If the parents live together — regardless of whether they are unmarried, separated, or divorced — FAFSA requires information about both parents. Parents who are legally married, but lead separate lives and live in separate households, are not considered married for FAFSA purposes. In this case, and in the case of divorced parents who live separately, the student only needs to provide information about the parent he or she lived with the most in the past 12 months when completing the FAFSA for the 2023-24 academic year. FAFSA calls this parent the “custodial parent,” regardless of who has legal custody. However, for the 2024-25 academic year, the student will instead need to provide information about the parent who provided the most financial support.
Custodial arrangements, child support, and alimony
Arranging custody so that a student lived at least one more day of the year with the parent with the lower income used to be a strategy to try to increase financial aid. That’s no longer the case.
It’s too late to make such arrangements for the coming academic year. The 2023-24 academic year FAFSA will use 2021 tax return information. Plus, having the student live with the less well-off parent wouldn’t necessarily increase financial aid if that parent received considerable financial support from the better-off parent. The FAFSA accounts for child support and alimony.
The 2024-25 FAFSA will use 2022 tax returns, so it’s essentially too late to strategize for either of the next two academic years. However, it’s still helpful to know what aid might be coming and how things are changing.
“There are no current changes on the ‘23-’24 award year FAFSA that address divorced or remarried parents of dependent students,” said Scott Bennett, associate vice president of student services at Lee College.
The 2023-24 FAFSA considers child support the custodial parent receives to be untaxed income to the student. And it subtracts child support the custodial parent pays from student income.

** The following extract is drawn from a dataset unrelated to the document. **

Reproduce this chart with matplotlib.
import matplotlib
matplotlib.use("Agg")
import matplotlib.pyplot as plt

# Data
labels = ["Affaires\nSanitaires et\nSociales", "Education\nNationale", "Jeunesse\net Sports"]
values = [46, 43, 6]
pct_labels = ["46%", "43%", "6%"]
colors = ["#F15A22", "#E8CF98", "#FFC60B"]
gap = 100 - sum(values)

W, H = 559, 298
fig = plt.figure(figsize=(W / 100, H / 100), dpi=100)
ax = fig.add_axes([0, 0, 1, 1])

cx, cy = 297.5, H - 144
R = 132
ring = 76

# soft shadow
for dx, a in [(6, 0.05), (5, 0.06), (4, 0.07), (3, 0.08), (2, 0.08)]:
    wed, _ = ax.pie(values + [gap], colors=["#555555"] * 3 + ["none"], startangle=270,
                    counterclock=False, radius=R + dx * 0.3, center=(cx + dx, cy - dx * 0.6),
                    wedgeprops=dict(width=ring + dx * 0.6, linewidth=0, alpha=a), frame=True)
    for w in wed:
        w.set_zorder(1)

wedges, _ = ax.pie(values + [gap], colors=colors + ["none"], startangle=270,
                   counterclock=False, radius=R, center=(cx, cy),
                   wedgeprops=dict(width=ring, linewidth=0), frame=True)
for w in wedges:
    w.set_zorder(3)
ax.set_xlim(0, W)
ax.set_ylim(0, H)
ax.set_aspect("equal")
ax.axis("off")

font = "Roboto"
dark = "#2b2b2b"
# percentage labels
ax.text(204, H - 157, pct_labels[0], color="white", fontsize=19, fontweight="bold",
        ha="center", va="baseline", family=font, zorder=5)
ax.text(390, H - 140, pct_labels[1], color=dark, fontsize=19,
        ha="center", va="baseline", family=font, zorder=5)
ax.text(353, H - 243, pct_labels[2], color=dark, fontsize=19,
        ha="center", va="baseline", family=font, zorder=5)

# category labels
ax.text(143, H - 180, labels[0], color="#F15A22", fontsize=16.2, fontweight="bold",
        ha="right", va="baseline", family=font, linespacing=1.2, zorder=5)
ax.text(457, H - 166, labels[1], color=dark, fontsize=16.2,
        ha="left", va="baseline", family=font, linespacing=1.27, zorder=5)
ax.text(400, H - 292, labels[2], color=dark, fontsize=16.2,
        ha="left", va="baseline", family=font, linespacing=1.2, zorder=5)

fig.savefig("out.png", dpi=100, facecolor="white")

“A significant change for all students is to the income protection allowance for students and parents, which is a calculation that shields a percentage of students’ and/or parents’ income from being counted towards paying for college,” Bennett said. “This change allows for greater amounts of aid for students and families.”

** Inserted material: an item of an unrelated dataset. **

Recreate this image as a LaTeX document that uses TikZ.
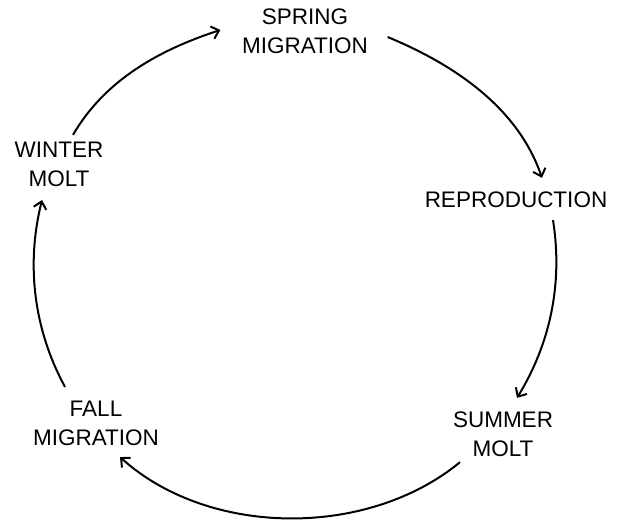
\documentclass[tikz,border=0pt]{standalone}
\usepackage{fontspec}
\setmainfont{Liberation Sans}
\usetikzlibrary{arrows.meta}
\begin{document}
\begin{tikzpicture}[x=1pt,y=1pt,
  stage/.style={align=center,inner sep=0pt,font=\fontsize{22.5}{29}\selectfont},
  cyc/.style={line width=2pt,-{Straight Barb[length=7pt,width=13pt]},looseness=0.9}]
\useasboundingbox (0,0) rectangle (621,522);
\node[stage] (spring) at (305,490.5) {SPRING\\MIGRATION};
\node[stage] (repro) at (516,322.5) {REPRODUCTION};
\node[stage] (summer) at (503,87.5) {SUMMER\\MOLT};
\node[stage] (fall) at (96,98.5) {FALL\\MIGRATION};
\node[stage] (winter) at (59,357.5) {WINTER\\MOLT};
\draw[cyc] ([shift={(14,7)}]winter.north) to[out=60,in=198] ([shift={(-21.5,1.5)}]spring.west);
\draw[cyc] ([shift={(19.5,-5.5)}]spring.east) to[out=-22.5,in=109] ([shift={(26,13.5)}]repro.north);
\draw[cyc] ([shift={(37,-12.5)}]repro.south) to[out=-81,in=58.5] ([shift={(14,14)}]summer.north);
\draw[cyc] ([shift={(-43,-5)}]summer.south) to[out=-140.5,in=-42] ([shift={(24,-11)}]fall.south);
\draw[cyc] ([shift={(-31,14)}]fall.north) to[out=118.5,in=256] ([shift={(-17,-13)}]winter.south);
\end{tikzpicture}
\end{document}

For 2023-24, the FAFSA allows a dependent student to have $7,600 in income before any of it has to go toward college costs. Beyond that, the student is expected to put half of their income toward college. For 2024-25, the student income protection allowance will increase from $7,600 to $9,410. The parent income protection allowance for both academic years depends on family size and will be adjusted for inflation.
The 2024-25 FAFSA will not count child support received as income. Instead, it will count as a custodial parental asset, and 12 percent of parental assets will go toward college costs, an increase from 5.64 percent in 2023-24. However, many households with an AGI of $50,000 or less in 2021 and $60,000 or less in 2022 won’t have to report parental assets on the FAFSA.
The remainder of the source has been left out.